On interpolation spaces of piecewise polynomials on mixed meshes

TL;DR

This paper establishes a norm equivalence for fractional Sobolev spaces on mixed meshes using piecewise polynomials, which aids in deriving inverse inequalities independent of mesh size and polynomial degree.

Contribution

It proves that the interpolated discrete norm is equivalent to the continuous Sobolev norm on mixed meshes, with constants independent of mesh parameters.

Findings

Norm equivalence between interpolated discrete and continuous Sobolev norms

Constants are independent of mesh size and polynomial degree

Application to inverse inequalities between H^1 and H^θ

Abstract

We consider fractional Sobolev spaces $H^\theta$, $\theta\in (0,1)$, on 2D domains and $H^1$-conforming discretizations by globally continuous piecewise polynomials on a mesh consisting of shape-regular triangles and quadrilaterals.
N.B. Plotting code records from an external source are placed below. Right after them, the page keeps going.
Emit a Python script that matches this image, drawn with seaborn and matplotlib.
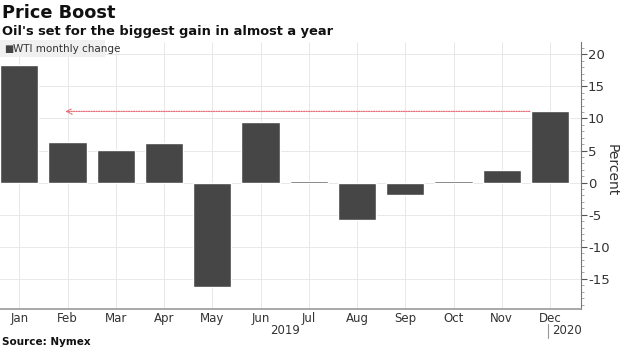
import matplotlib
matplotlib.use("Agg")
import matplotlib.pyplot as plt
import seaborn as sns
import pandas as pd
from matplotlib.ticker import MultipleLocator

months = ["Jan", "Feb", "Mar", "Apr", "May", "Jun", "Jul", "Aug", "Sep", "Oct", "Nov", "Dec"]
changes = [18.4, 6.4, 5.1, 6.2, -16.2, 9.4, 0.2, -5.8, -1.9, 0.2, 1.9, 11.1]
yticks = [-15, -10, -5, 0, 5, 10, 15, 20]

sns.set_style("white")
plt.rcParams['font.family'] = ['DejaVu Sans']

df = pd.DataFrame({"month": months, "change": changes})

fig = plt.figure(figsize=(6.2, 3.48), dpi=100)
ax = fig.add_axes([0.0, 0.112, 0.937, 0.767])

sns.barplot(data=df, x="month", y="change", color="#464646", saturation=1,
            width=0.79, ax=ax, zorder=3)

ax.set_xlim(-0.4, 11.64)
ax.set_ylim(-19.7, 21.9)

ax.yaxis.tick_right()
ax.set_yticks(yticks)
ax.set_yticklabels([str(v) for v in yticks])
ax.yaxis.set_minor_locator(MultipleLocator(1))
ax.tick_params(axis="y", which="major", length=4, color="#555555", labelsize=9.5,
               labelcolor="#333333", pad=1, direction="out")
ax.tick_params(axis="y", which="minor", length=2, color="#999999")
ax.tick_params(axis="x", length=1.5, color="#555555", labelsize=8.5,
               labelcolor="#333333", pad=0.5)
ax.set_xlabel("")
ax.set_ylabel("")
fig.text(612 / 620, 1 - 170 / 348, "Percent", rotation=270, fontsize=10,
         color="#333333", ha="center", va="center")

ax.grid(True, color="#e8e8e8", linewidth=0.7, zorder=0)
ax.set_axisbelow(True)
for s in ["top", "left"]:
    ax.spines[s].set_visible(False)
ax.spines["right"].set_color("#777777")
ax.spines["bottom"].set_color("#999999")
ax.spines["right"].set_linewidth(0.8)
ax.spines["bottom"].set_linewidth(1.2)

# arrow from Dec back to Feb level
ax.annotate("", xy=(0.95, changes[-1]), xytext=(10.58, changes[-1]),
            arrowprops=dict(arrowstyle="->", color="#e8707a", linestyle=(0, (1, 1)),
                            linewidth=0.9, shrinkA=0, shrinkB=0),
            zorder=4)

# legend box
fig.patches.append(plt.Rectangle((0.0, 0.835), 0.17, 0.05, transform=fig.transFigure,
                                 facecolor="#f0f0f0", edgecolor="none", zorder=5))
fig.text(0.006, 0.859, "■", fontsize=7, color="#444444", va="center", zorder=6)
fig.text(0.021, 0.859, "WTI monthly change", fontsize=7.5, color="#333333",
         va="center", zorder=6)

# year labels
fig.text(285 / 620, 1 - 331 / 348, "2019", fontsize=8.5, color="#333333", ha="center", va="center")
fig.text(552 / 620, 1 - 331 / 348, "2020", fontsize=8.5, color="#333333", ha="left", va="center")
fig.add_artist(plt.Line2D([548 / 620, 548 / 620], [1 - 324 / 348, 1 - 338 / 348],
                          transform=fig.transFigure, color="#999999", linewidth=0.8))

fig.text(0.003, 1 - 13 / 348, "Price Boost", fontsize=12.8, fontweight="bold",
         color="#111111", va="center")
fig.text(0.003, 1 - 31 / 348, "Oil's set for the biggest gain in almost a year",
         fontsize=9.4, fontweight="bold", color="#111111", va="center")
fig.text(0.003, 1 - 342 / 348, "Source: Nymex", fontsize=7.5, fontweight="bold",
         color="#111111", va="center")

fig.savefig("out.png", dpi=100)
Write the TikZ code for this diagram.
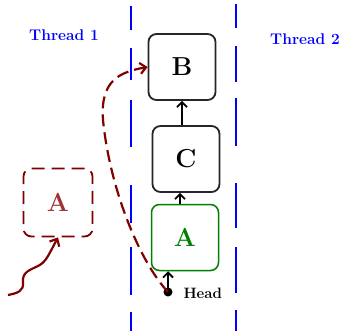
\documentclass[tikz,border=0pt]{standalone}
\usetikzlibrary{arrows.meta}
\definecolor{dred}{RGB}{128,0,0}
\definecolor{lred}{RGB}{160,50,50}
\definecolor{dgreen}{RGB}{0,128,0}
\begin{document}
\begin{tikzpicture}[x=1pt,y=-1pt,
  listbox/.style={draw=black!85,line width=1.8pt,rounded corners=8pt,minimum width=67pt,minimum height=66pt,inner sep=0pt,font=\fontsize{26}{30}\selectfont\bfseries},
  thr/.style={text=blue,font=\fontsize{15.5}{18}\selectfont\bfseries},
  link/.style={line width=1.8pt,-{Straight Barb[length=5pt,width=10pt]}},
  vline/.style={blue,line width=2pt},
  redarr/.style={dred,line width=2.2pt,-{Straight Barb[length=6pt,width=11pt]}}]
\useasboundingbox (0,0) rectangle (342,331);
% blue dashed separators
\foreach \a/\b in {6/30,48/80,100/147,185/223,247/295,312/331}
  \draw[vline] (131,\a) -- (131,\b);
\foreach \a/\b in {4/28,46/82,98/146,183/228,247/293,310/331}
  \draw[vline] (236,\a) -- (236,\b);
\node[thr] (t1) at (64,35) {Thread 1};
\node[thr] (t2) at (305,39) {Thread 2};
% boxes
\node[listbox] (B) at (182,67) {B};
\node[listbox] (C) at (186,159) {C};
\node[listbox,draw=dgreen,text=dgreen,line width=1.5pt] (A) at (185,237.5) {A};
\node[listbox,draw=dred,text=lred,dash pattern=on 13pt off 7pt,line width=1.8pt,minimum width=69pt,minimum height=68pt] (A2) at (58,202.5) {A};
% head
\fill (168,292) circle (4.5pt) coordinate (hd);
\node[font=\fontsize{15}{17}\selectfont\bfseries,anchor=west] (hl) at (180,293) {Head};
\draw[link] (hd) -- (A.south -| hd);
\draw[link] ([xshift=-5pt]A.north) -- ([xshift=-5pt]A.north |- C.south);
\draw[link] ([xshift=-4pt]C.north) -- ([xshift=-4pt]C.north |- B.south);
% red curves
\coordinate (s) at (8,295);
\draw[redarr] (s) .. controls (18,293) and (24,291) .. (23,282)
  .. controls (22,272) and (30,270) .. (38,266)
  .. controls (46,262) and (48,256) .. (A2.south);
\draw[redarr,dash pattern=on 12pt off 6pt] (hd) .. controls (140,262) and (110,190) .. (103,120)
  .. controls (100,80) and (120,72) .. (B.west);
\end{tikzpicture}
\end{document}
We prove that the norm obtained from interpolating between the discrete space equipped with the $L^2$-norm on the one hand and the $H^1$-norm on the other hand is equivalent to the corresponding continuous interpolation Sobolev norm, and the norm-equivalence constants are independent of meshsize and polynomial degree. This characterization of the Sobolev norm is then used to show an inverse inequality between $H^1$ and $H^\theta$.